By: Chef Ben Davis

Vegan Coconut Panna Cotta

Panna Cotta is an Italian dessert made of thickened sweet cream with the addition of light flavorings. With the main ingredients being cream and gelatin, panna cotta, while delicious, is not a vegan-friendly dessert. To satisfy every individual’s lifestyle and sweet tooth, Executive Chef, Ben Davis, created a vegan version of this classic Italian masterpiece.

The coconut milk and root starch are substitutes for the cream and gelatin while not leaving behind the unique, creamy texture of traditional panna cotta. The coconut milk also adds an extra kick of flavor and vegan goodness! This is a quick and impressive dessert that can be made in advance with little hassle.

Panna Cotta is a perfect option if you’re craving a lighter dessert or have some fresh fruit impatiently waiting to be devoured. This simple sweet treat will bring joy to the uncompromising vegan, the passionate vegetarian, and even those with absolute food freedom!

Serves 4 to 6


1 can (400ml) full fat coconut milk

50 g (2 ½ tbsp) agave nectar

½ vanilla bean or substitute 1 tsp vanilla bean paste or extract

33 g kuzu root starch

Optional star fruit 


1. In a blender combine the coconut milk and agave nectar.  If you are using the vanilla bean scrape the seeds into the blender, if you are using the paste or extract just add to the mixture.

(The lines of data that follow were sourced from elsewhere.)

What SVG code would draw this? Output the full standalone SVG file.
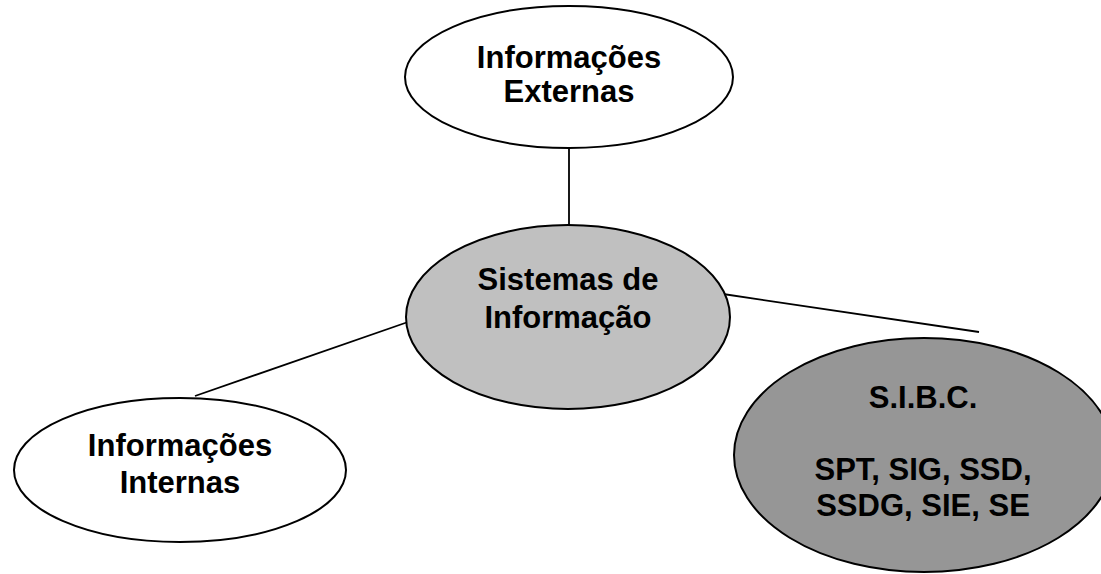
<svg xmlns="http://www.w3.org/2000/svg" width="1101" height="574" viewBox="0 0 1101 574">
<style>
.n{stroke:#000;stroke-width:2}
.t{font-family:"Liberation Sans",Arial,sans-serif;font-weight:bold;font-size:31px;text-anchor:middle;fill:#000}
.c{stroke:#000;stroke-width:1.8;fill:none}
</style>
<rect width="1101" height="574" fill="#fff"/>
<g id="connectors">
<line class="c" x1="569" y1="148" x2="569" y2="225"/>
<line class="c" x1="408" y1="322" x2="195" y2="396"/>
<line class="c" x1="723" y1="294" x2="979" y2="332"/>
</g>
<g id="externas">
<ellipse class="n" cx="569" cy="77" rx="164" ry="71" fill="#fff"/>
<text class="t" x="569" y="68">Informações</text>
<text class="t" x="569" y="102">Externas</text>
</g>
<g id="sistemas">
<ellipse class="n" cx="568" cy="317" rx="162" ry="92" fill="#c0c0c0"/>
<text class="t" x="568" y="290">Sistemas de</text>
<text class="t" x="568" y="328">Informação</text>
</g>
<g id="internas">
<ellipse class="n" cx="180" cy="470" rx="166" ry="72" fill="#fff"/>
<text class="t" x="180" y="456">Informações</text>
<text class="t" x="180" y="493">Internas</text>
</g>
<g id="sibc">
<ellipse class="n" cx="924" cy="455" rx="190" ry="117" fill="#969696"/>
<text class="t" x="923" y="408">S.I.B.C.</text>
<text class="t" x="923" y="480">SPT, SIG, SSD,</text>
<text class="t" x="923" y="516">SSDG, SIE, SE</text>
</g>
</svg>
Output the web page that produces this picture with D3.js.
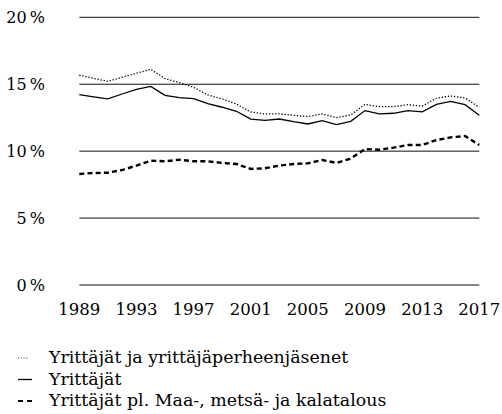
<html>
<head>
  <script src="https://cdn.jsdelivr.net/npm/d3@7"></script>
  <title>Yrittäjät</title>
  <style>
  body { margin: 0; background: #fff; }
  </style>
</head>
<body>
  <div id="chart"></div>
  <script>

  var years = d3.range(1989, 2018);
  var yTicks = [0, 5, 10, 15, 20];
  var xTickYears = [1989, 1993, 1997, 2001, 2005, 2009, 2013, 2017];

  // Yrittäjät ja yrittäjäperheenjäsenet
  var dotted = [15.67, 15.44, 15.22, 15.52, 15.82, 16.11, 15.42, 15.12, 14.77, 14.2,
    13.9, 13.52, 12.93, 12.78, 12.78, 12.68, 12.58, 12.78, 12.5, 12.7,
    13.5, 13.32, 13.32, 13.47, 13.37, 13.95, 14.12, 13.97, 13.28];
  // Yrittäjät
  var solid = [14.22, 14.05, 13.9, 14.27, 14.62, 14.84, 14.17, 14.0, 13.92, 13.55,
    13.28, 12.98, 12.4, 12.3, 12.4, 12.2, 12.03, 12.28, 11.98, 12.23,
    13.03, 12.78, 12.83, 13.03, 12.93, 13.5, 13.72, 13.47, 12.68];
  // Yrittäjät pl. Maa-, metsä- ja kalatalous
  var dashed = [8.29, 8.37, 8.39, 8.59, 8.92, 9.29, 9.24, 9.36, 9.24, 9.24,
    9.12, 9.04, 8.67, 8.72, 8.92, 9.04, 9.09, 9.34, 9.12, 9.44,
    10.16, 10.11, 10.26, 10.46, 10.46, 10.83, 11.03, 11.13, 10.46];

  var legendLabels = ["Yrittäjät ja yrittäjäperheenjäsenet", "Yrittäjät",
    "Yrittäjät pl. Maa-, metsä- ja kalatalous"];

  var width = 502, height = 414;
  var font = "DejaVu Serif";

  var svg = d3.select("#chart").append("svg")
    .attr("width", width).attr("height", height)
    .attr("font-family", font);

  var x = d3.scaleLinear().domain([1989, 2017]).range([79.3, 479.3]);
  var y = d3.scaleLinear().domain([0, 20]).range([285, 17.3]);

  // gridlines
  svg.selectAll(".grid").data(yTicks).enter()
    .append("line")
    .attr("class", "grid")
    .attr("x1", x(1989)).attr("x2", x(2017))
    .attr("y1", function(d) { return y(d); })
    .attr("y2", function(d) { return y(d); })
    .attr("stroke", "#111")
    .attr("stroke-width", 1);

  // y labels
  svg.selectAll(".ylab").data(yTicks).enter()
    .append("text")
    .attr("class", "ylab")
    .attr("x", 45)
    .attr("y", function(d) { return y(d); })
    .attr("dy", "0.36em")
    .attr("text-anchor", "end")
    .attr("font-family", font)
    .attr("font-size", 16)
    .text(function(d) { return d + "\u2009%"; });

  // x labels
  svg.selectAll(".xlab").data(xTickYears).enter()
    .append("text")
    .attr("class", "xlab")
    .attr("x", function(d) { return x(d); })
    .attr("y", 315)
    .attr("text-anchor", "middle")
    .attr("font-family", font)
    .attr("font-size", 16.5)
    .text(function(d) { return d; });

  var line = d3.line()
    .x(function(d, i) { return x(years[i]); })
    .y(function(d) { return y(d); });

  var series = [
    { values: dotted, width: 1.3, dash: "1.3,1.8" },
    { values: solid, width: 1.3, dash: null },
    { values: dashed, width: 2.4, dash: "5,3.2" }
  ];

  svg.selectAll(".series").data(series).enter()
    .append("path")
    .attr("class", "series")
    .attr("d", function(s) { return line(s.values); })
    .attr("fill", "none")
    .attr("stroke", "#000")
    .attr("stroke-width", function(s) { return s.width; })
    .attr("stroke-dasharray", function(s) { return s.dash; });

  // legend
  var legend = svg.selectAll(".legend").data(series).enter()
    .append("g")
    .attr("class", "legend")
    .attr("transform", function(d, i) { return "translate(0," + (363 + i * 21.5) + ")"; });

  legend.append("line")
    .attr("x1", 18)
    .attr("x2", function(d, i) { return i == 0 ? 29 : 32; })
    .attr("y1", -5)
    .attr("y2", -5)
    .attr("stroke", "#000")
    .attr("stroke-width", function(d, i) { return i == 0 ? 0.8 : (i == 1 ? 1.3 : 2.2); })
    .attr("stroke-dasharray", function(d, i) { return i == 0 ? "1,1.8" : (i == 2 ? "5,4" : null); });

  legend.append("text")
    .attr("x", 49)
    .attr("y", 0)
    .attr("font-family", font)
    .attr("font-size", 17.4)
    .text(function(d, i) { return legendLabels[i]; });

  </script>
</body>
</html>
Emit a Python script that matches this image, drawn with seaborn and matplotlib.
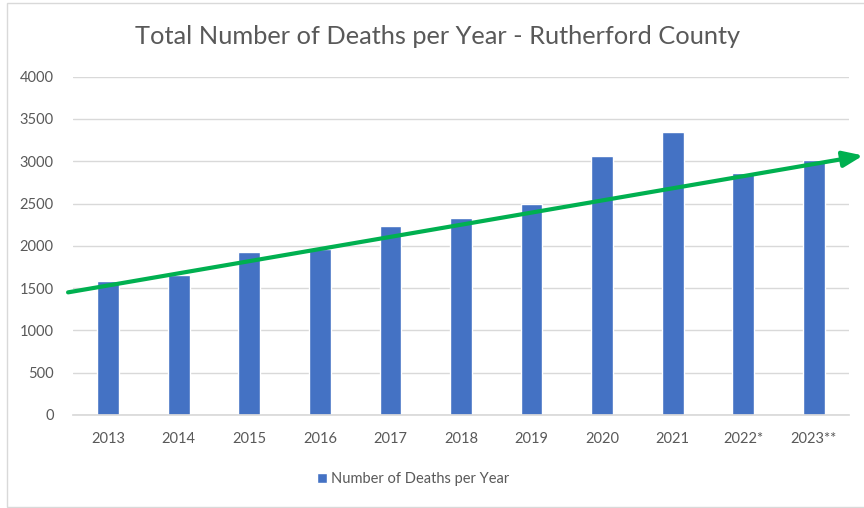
import matplotlib

matplotlib.use("Agg")

import matplotlib.pyplot as plt
import pandas as pd
import seaborn as sns
from matplotlib.patches import Rectangle

# values
YEARS = ["2013", "2014", "2015", "2016", "2017", "2018", "2019", "2020", "2021", "2022*", "2023**"]
DEATHS = [1590, 1655, 1925, 1965, 2230, 2335, 2490, 3060, 3345, 2860, 3015]
# hand-drawn trend arrow: start/end in category position and value
TREND_X = [-0.57, 10.70]
TREND_Y = [1450, 3068]

BAR_COLOR = "#4472C4"
ARROW_COLOR = "#00B050"
TEXT_COLOR = "#595959"

df = pd.DataFrame({"year": YEARS, "deaths": DEATHS})

sns.set_theme(style="white")
plt.rcParams["font.family"] = ["Lato", "DejaVu Sans"]

fig = plt.figure(figsize=(8.64, 5.08), dpi=100)
ax = fig.add_axes([73 / 864, 1 - 415 / 508, (849 - 73) / 864, (415 - 76.7) / 508])

sns.barplot(data=df, x="year", y="deaths", color=BAR_COLOR, width=0.31,
            saturation=1, ax=ax, label="Number of Deaths per Year", zorder=2)

ax.set_ylim(0, 4000)
ax.set_xlim(-0.5, 10.5)
ax.set_yticks(range(0, 4001, 500))
ax.yaxis.grid(True, color="#D9D9D9", linewidth=1)
ax.set_axisbelow(True)
for side in ["top", "right", "left"]:
    ax.spines[side].set_visible(False)
ax.spines["bottom"].set_color("#D9D9D9")
ax.set_xlabel("")
ax.set_ylabel("")
ax.tick_params(axis="both", colors=TEXT_COLOR, labelsize=10.5, length=0)
ax.tick_params(axis="x", pad=12)
ax.tick_params(axis="y", pad=14)

ax.annotate("", xy=(TREND_X[1], TREND_Y[1]), xytext=(TREND_X[0], TREND_Y[0]),
            xycoords="data", annotation_clip=False,
            arrowprops=dict(arrowstyle="-|>,head_length=1.0,head_width=0.4",
                            color=ARROW_COLOR, lw=3, shrinkA=0, shrinkB=0),
            zorder=5)

fig.text(438 / 864, 1 - 37 / 508, "Total Number of Deaths per Year - Rutherford County",
         ha="center", va="center", fontsize=18.3, color=TEXT_COLOR, fontweight="normal")

ax.legend(loc="center", bbox_to_anchor=(413 / 864, 1 - 479 / 508),
          bbox_transform=fig.transFigure, frameon=False, fontsize=10.5,
          handlelength=0.7, handleheight=0.7, handletextpad=0.3,
          labelcolor=TEXT_COLOR)

fig.patches.append(Rectangle((7 / 864, 1 - 507 / 508), 1.0, 504 / 508,
                             transform=fig.transFigure, fill=False,
                             edgecolor="#D9D9D9", linewidth=1))

fig.savefig("out.png", dpi=100)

2. Blend the mixture at high speed for about 20 seconds to combine.  Reduce the speed to low and pour in the kuzu root starch while the blender is running to thoroughly mix in the starch and prevent lumps from forming.  Once all the starch is added let the blender run for about 15 seconds.

3. Transfer the mixture to a heavy saucepan and place over a medium flame to heat while stirring constantly with a heat-proof spatula.  After about 7 to 10 minutes the mixture will start to thicken.  When you can draw a line with your spatula and see the bottom of the pot for 3 seconds the mixture is done.

4. Divide the mixture between 4 to 6 ramakins that you have sprayed lightly with pan spray.  Smooth the tops with the back of a spoon or spatula and then chill for at least 2 hours or up to overnight.

5. Remove from the ramakins by inverting on onto a plate and serve with fresh or roasted tropical fruits.